Perhaps, the proposal in the previous posting that Viacom could put everyone on general notice (and perhaps YouTube on specific notice) that none of its content is permitted on the Internet to be streamed and provided an indicator (such as the CBS eye or Comedy Central logo in the corner) may appropriately satisfy the Second Circuit’s requirement for liability.

The Grokster Analogy

The Court’s analogy between Grokster, Fung, Lime Group, and the infamous Napster cases seems to make a better case that Napster and other peer file-sharing website may have been simply before their time and as the law catches up, there may be different results. The Court relies heavily on the statement of Viacom’s General Counsel that the behaviors of Grokster and YouTube are not the same. But I am not sure how this matters or of the complete context of this statement.

In distinguishing YouTube from Grokster, the Court finds that Grokster’s conduct did “not comport with that of a service provider who furnishes a platform on which its users post and access all sorts of materials as they wish, while the provider is unaware of its content, but identifies an agent to receive complaints of infringement, and removes identified material when he learns it infringes.” See Page 23.
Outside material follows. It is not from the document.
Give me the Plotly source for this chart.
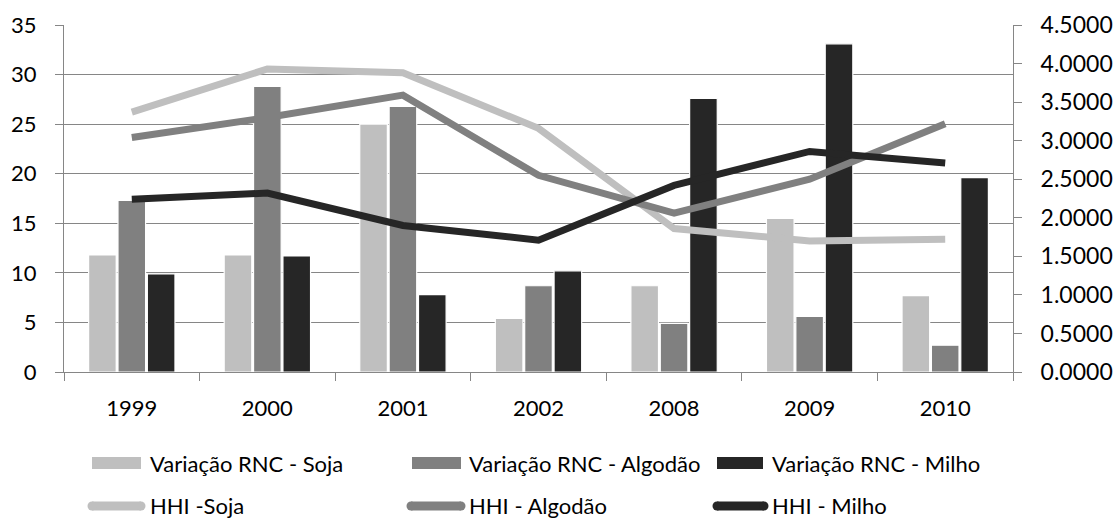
import plotly.graph_objects as go

# Data
categories = ["1999", "2000", "2001", "2002", "2008", "2009", "2010"]
rnc_soja = [11.8, 11.8, 25.0, 5.4, 8.7, 15.5, 7.7]
rnc_algodao = [17.3, 28.8, 26.8, 8.7, 4.9, 5.6, 2.7]
rnc_milho = [9.9, 11.7, 7.8, 10.2, 27.6, 33.1, 19.6]
hhi_soja = [3.37, 3.93, 3.88, 3.16, 1.86, 1.70, 1.72]
hhi_algodao = [3.04, 3.30, 3.59, 2.55, 2.06, 2.50, 3.22]
hhi_milho = [2.24, 2.32, 1.90, 1.71, 2.42, 2.86, 2.71]

bar_names = ["Variação RNC - Soja", "Variação RNC - Algodão", "Variação RNC - Milho"]
line_names = ["HHI -Soja", "HHI - Algodão", "HHI - Milho"]

LIGHT, MID, DARK = "#BFBFBF", "#808080", "#262626"
GRID = "#868686"
FONT = "Lato"
FS = 22

W, H = 1115, 520
L, R, T, B = 64, 102, 25, 148
PW, PH = W - L - R, H - T - B

fig = go.Figure()

for name, vals, col in zip(bar_names, [rnc_soja, rnc_algodao, rnc_milho], [LIGHT, MID, DARK]):
    fig.add_trace(go.Bar(
        x=categories, y=vals, name=name, marker_color=col,
        marker_line=dict(color="white", width=1.2), showlegend=False,
    ))

for name, vals, col in zip(line_names, [hhi_soja, hhi_algodao, hhi_milho], [LIGHT, MID, DARK]):
    fig.add_trace(go.Scatter(
        x=categories, y=vals, name=name, mode="lines", yaxis="y2",
        line=dict(color=col, width=7), showlegend=False,
    ))


# Legend keys drawn in pixel space, converted to paper coordinates
def px(x):
    return (x - L) / PW


def py(y):
    return (H - B - y) / PH


shapes = []
annotations = []

row1 = [(92, 141, 148), (412, 461, 467), (717, 763, 770)]
for (x0, x1, tx), col, name in zip(row1, [LIGHT, MID, DARK], bar_names):
    shapes.append(dict(type="rect", xref="paper", yref="paper",
                       x0=px(x0), x1=px(x1), y0=py(469), y1=py(457),
                       fillcolor=col, line=dict(width=0), layer="above"))
    annotations.append(dict(xref="paper", yref="paper", x=px(tx), y=py(463),
                            text=name, showarrow=False, xanchor="left", yanchor="middle",
                            font=dict(family=FONT, size=FS, color="black")))

ROW2_Y = 505
row2 = [(92, 141, 148), (411, 461, 467), (717, 764, 770)]
for (x0, x1, tx), col, name in zip(row2, [LIGHT, MID, DARK], line_names):
    shapes.append(dict(type="line", xref="paper", yref="paper",
                       x0=px(x0), x1=px(x1), y0=py(ROW2_Y + 1), y1=py(ROW2_Y + 1),
                       line=dict(color=col, width=9), layer="above"))
    for cx in (x0, x1):
        shapes.append(dict(type="circle", xref="paper", yref="paper",
                           x0=px(cx - 4.5), x1=px(cx + 4.5),
                           y0=py(ROW2_Y + 5.5), y1=py(ROW2_Y - 3.5),
                           fillcolor=col, line=dict(width=0), layer="above"))
    annotations.append(dict(xref="paper", yref="paper", x=px(tx), y=py(ROW2_Y),
                            text=name, showarrow=False, xanchor="left", yanchor="middle",
                            font=dict(family=FONT, size=FS, color="black")))

fig.update_layout(
    width=W, height=H,
    margin=dict(l=L, r=R, t=T, b=B, pad=0, autoexpand=False),
    paper_bgcolor="white", plot_bgcolor="white",
    barmode="group", bargap=0.35, bargroupgap=0.06,
    font=dict(family=FONT, size=FS, color="black"),
    showlegend=False,
    xaxis=dict(
        type="category", showline=True, linecolor=GRID, linewidth=1,
        ticks="outside", tickson="boundaries", ticklen=8, tickcolor=GRID,
        showgrid=False, ticklabelstandoff=17, automargin=False,
    ),
    yaxis=dict(
        range=[0, 35], dtick=5, showline=True, linecolor=GRID, linewidth=1,
        ticks="outside", ticklen=8, tickcolor=GRID,
        showgrid=True, gridcolor=GRID, gridwidth=1, zeroline=False,
        ticklabelstandoff=14, automargin=False,
    ),
    yaxis2=dict(
        range=[0, 4.5], dtick=0.5, tickformat=".4f", overlaying="y", side="right",
        showline=True, linecolor=GRID, linewidth=1,
        ticks="outside", ticklen=8, tickcolor=GRID, showgrid=False, zeroline=False,
        ticklabelstandoff=14, tickfont=dict(size=23), automargin=False,
    ),
    shapes=shapes,
    annotations=annotations,
)

fig.write_html("out.html")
Given the broad definition applied to service providers (which would include YouTube), it is difficult to say that Grokster (and for that matter Napster) was not a service provider. Grokster and Napster provided a platform for the exchange of information online. Napster, at its height, was unlikely to be aware of (or even capable of ascertaining) all of the content posted on its website. There is also a clear argument to be made that Grokster had generalized knowledge similar to YouTube. The difference then is really that Grokster and Napster did not have complaint departments and did not or could not remove specifically identified information.

I think that analogizing YouTube to Napster and Grokster and their progeny may have unintended ramifications. It would seem all you need is a DMCA notice and takedown policy and Napster, in its previous form, would still be around today.